GPUs have historically taken a different approach. The GPU divides the resources of the processor among the different stages, such that the pipeline is divided in space, not time. The part of the processor working on one stage feeds its output directly into a different part that works on the next stage.
This machine organization was highly successful in fixed-function GPUs for two reasons. First, the hardware in any given stage could exploit data parallelism within that stage, processing multiple elements at the same time. Because many task-parallel stages were running at any time, the GPU could meet the large compute needs of the graphics pipeline. Secondly, each stage’s hardware could be customized with special-purpose hardware for its given task, allowing substantially greater compute and area efficiency over a general-purpose solution. For instance, the Rasterization stage, which computes pixel coverage information for each input triangle, is more efficient when implemented in special-purpose hardware. As programmable stages (such as the vertex and fragment programs) replaced fixed-function stages, the special-purpose fixed function components were simply replaced by programmable components, but the task-parallel organization did not change.
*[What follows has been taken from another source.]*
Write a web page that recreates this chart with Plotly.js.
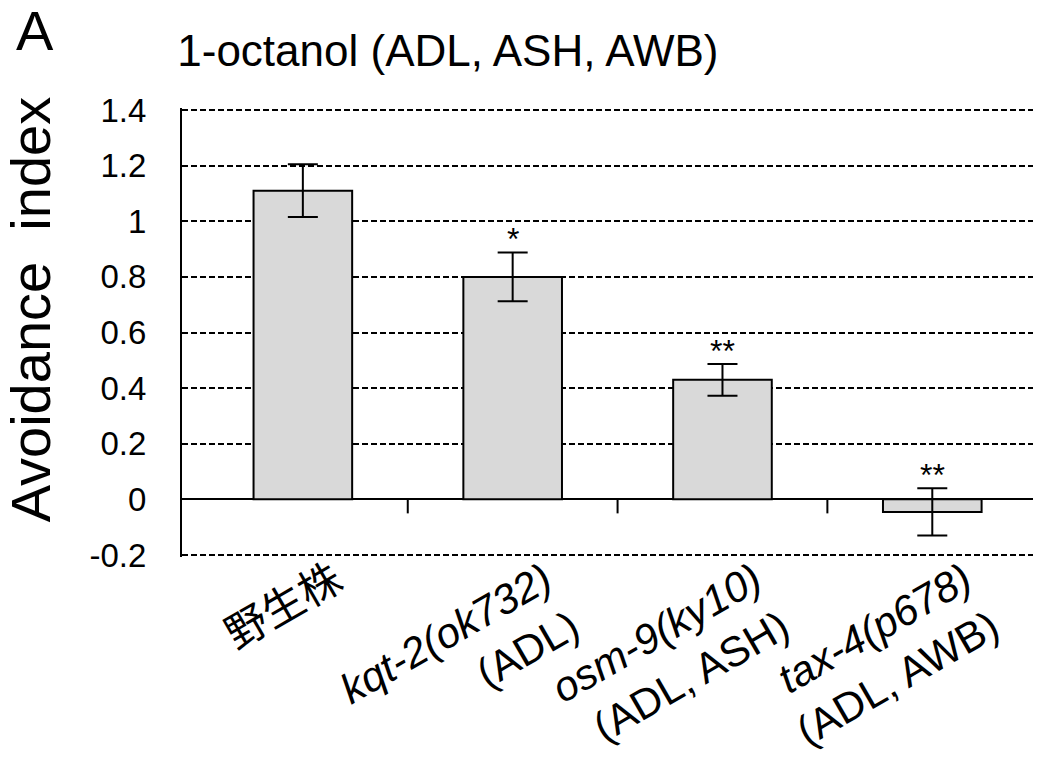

The result was a lengthy, feed-forward GPU pipeline with many stages, each typically accelerated by special purpose parallel hardware. In a CPU, any given operation may take on the order of 20 cycles between entering and leaving the CPU pipeline. On a GPU, a graphics operation may take thousands of cycles from start to finish. The latency of any given operation is long. However, the task and data parallelism across and between stages delivers high throughput.